Aprender a irse
«Me habría ido de ‘Annette’, pero no me fui porque estaba atrapada: a un lado, la pared, al otro, mi novio dormido con la mascarilla»
Hace unas semanas mi novio y yo dejamos a los niños en casa de mis padres y nos fuimos al cine a ver Annette, de Leos Carax. Me gustó el primer número musical, Shall we star! y todo eso, la presentación de los personajes y los actores. Pero mi entusiasmo inicial se vino abajo como un souflé. Me entraron ganas de irme del cine, algo que nunca jamás he hecho y me pesa mucho. No lo escondo, pero no es algo de lo que esté orgullosa. Me parece que solo demuestra que soy pusilánime. Entiendo que pueda interpretarse como de buena educación quedarse, permanecer. Lo entiendo así en el teatro, donde el impulso de huir siempre es mucho más fuerte porque la incomodidad, cuando no me gusta, es mayor. Del cine no me voy por voluntad propia. Me habría ido de Annette, pero no me fui porque estaba atrapada: a un lado, la pared, al otro, mi novio dormido con la mascarilla. Envidié que hubiera sido capaz de dormirse con el volumen. Pero no hay mérito ni de mi novio ni demérito de Carax: era la última sesión y estábamos agotados los dos. Así que me quedé para ver a Marion Cotillard disfrazada de Capitán Pescanova caerse al mar. Supongo que el problema no es de la película sino mío: no me gusta la espectacularidad, o al menos no esa. En cualquier caso, quedarme no fue un acto de resistencia, sino de pasividad.

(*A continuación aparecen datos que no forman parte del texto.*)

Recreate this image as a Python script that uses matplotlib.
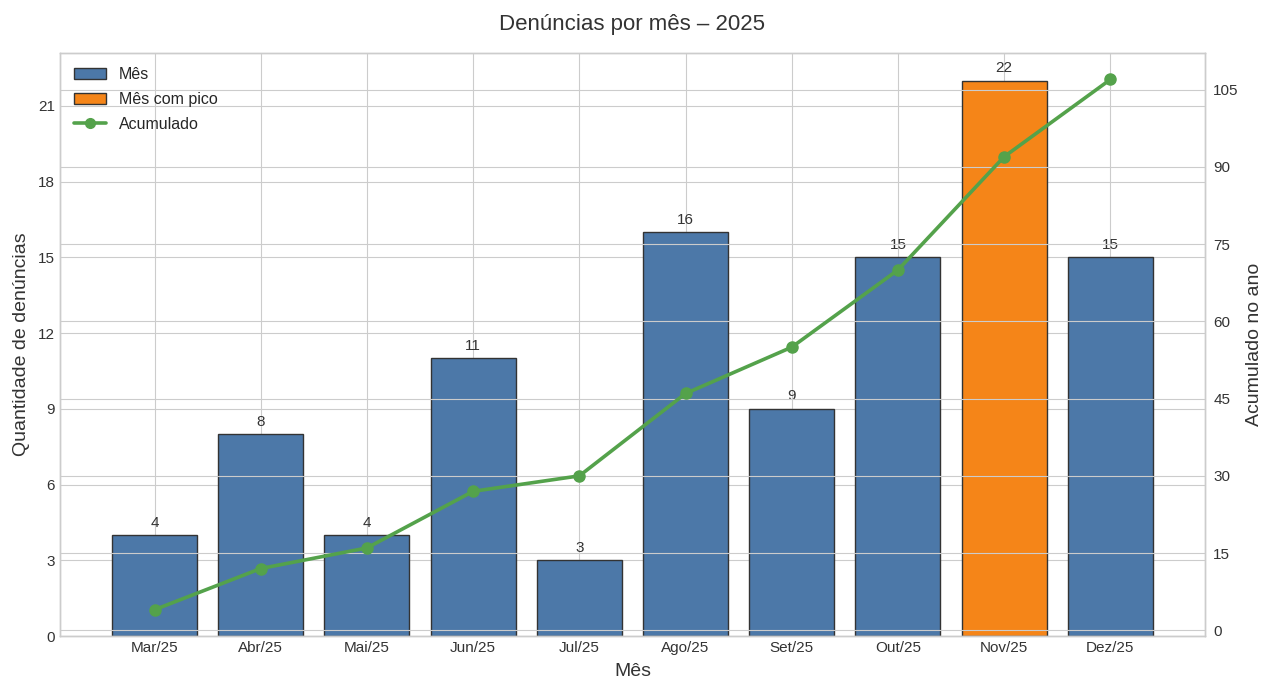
import matplotlib
matplotlib.use("Agg")
import matplotlib.pyplot as plt
import numpy as np
from matplotlib.patches import Patch
from matplotlib.lines import Line2D

meses = ["Mar/25", "Abr/25", "Mai/25", "Jun/25", "Jul/25", "Ago/25", "Set/25", "Out/25", "Nov/25", "Dez/25"]
denuncias = [4, 8, 4, 11, 3, 16, 9, 15, 22, 15]
acumulado = [4, 12, 16, 27, 30, 46, 55, 70, 92, 107]

plt.style.use("seaborn-v0_8-whitegrid")
plt.rcParams["font.family"] = ["Liberation Sans", "DejaVu Sans"]

azul = "#4C78A8"
laranja = "#F58518"
verde = "#54A24B"
txt = "#333333"

fig, ax = plt.subplots(figsize=(12.63, 6.79), dpi=100)
fig.subplots_adjust(left=0.0475, right=0.954, top=0.922, bottom=0.063)

x = np.arange(len(meses))
pico = int(np.argmax(denuncias))
cores = [laranja if i == pico else azul for i in range(len(meses))]
ax.bar(x, denuncias, width=0.8, color=cores, edgecolor=txt, linewidth=1.0)
for xi, v in zip(x, denuncias):
    ax.annotate(str(v), (xi, v), xytext=(0, 4), textcoords="offset points",
                ha="center", va="bottom", fontsize=11, color=txt)

ax.set_ylim(0, max(denuncias) * 1.05)
ax.set_yticks(np.arange(0, 22, 3))
ax.set_xticks(x)
ax.set_xticklabels(meses)
ax.tick_params(axis="both", labelsize=11, colors=txt)
ax.set_xlabel("Mês", fontsize=14, color=txt, labelpad=6)
ax.set_ylabel("Quantidade de denúncias", fontsize=14, color=txt, labelpad=6)
ax.set_title("Denúncias por mês – 2025", fontsize=16, color=txt, pad=16.5)

ax2 = ax.twinx()
ax2.plot(x, acumulado, color=verde, linewidth=2.6, marker="o", markersize=8)
ax2.set_yticks(np.arange(0, 106, 15))
ax2.tick_params(axis="y", labelsize=11, colors=txt, pad=6)
ax2.set_ylabel("Acumulado no ano", fontsize=14, color=txt, labelpad=5.5)

for a in (ax, ax2):
    for s in a.spines.values():
        s.set_visible(True)
        s.set_color("#cccccc")
        s.set_linewidth(1.0)

handles = [Patch(facecolor=azul, edgecolor=txt, label="Mês"),
           Patch(facecolor=laranja, edgecolor=txt, label="Mês com pico"),
           Line2D([0], [0], color=verde, linewidth=2.6, marker="o", markersize=7, label="Acumulado")]
ax.legend(handles=handles, loc="upper left", fontsize=11.5, frameon=False, labelspacing=0.6)

fig.savefig("out.png", dpi=100)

Ante los libros soy menos acomplejada y los abandono con mucha más alegría, y a veces hasta por despiste. Abandono unos porque intuyo que no es el momento, otros los acabo a pesar de todo, a veces solo para confirmar mi intuición, sufro pero me reconforta haber acertado. Me quedan ciento treinta páginas de Dónde estás, mundo bello, de Sally Rooney, y con traducción de Inga Pellisa. Me debato entre abandonarlo o no. Lo que me invita a permanecer es mérito de la traductora: se lee tan bien. Me gusta lo bien que escribe Rooney las escenas de sexo, es tan cómodo acompañar a esos personajes en sus diálogos a dos, como juegos de ping-pong… pero me cansa, en cambio, el cruce de mails entre las protagonistas, por mucho que hablen de Natalia Ginzburg –aunque no digan mucho sobre ella más allá de que una de las dos escribió un ensayo sobre la italiana–.
Supongo que madurar es también aprender a dejar ir y a abandonar. Sin remordimiento. Sin rencor. Quién sabe si la película de Carax me habría gustado en otro momento. Tal vez la próxima vez que no me guste la película me atreva a irme del cine, como si nada hubiera pasado.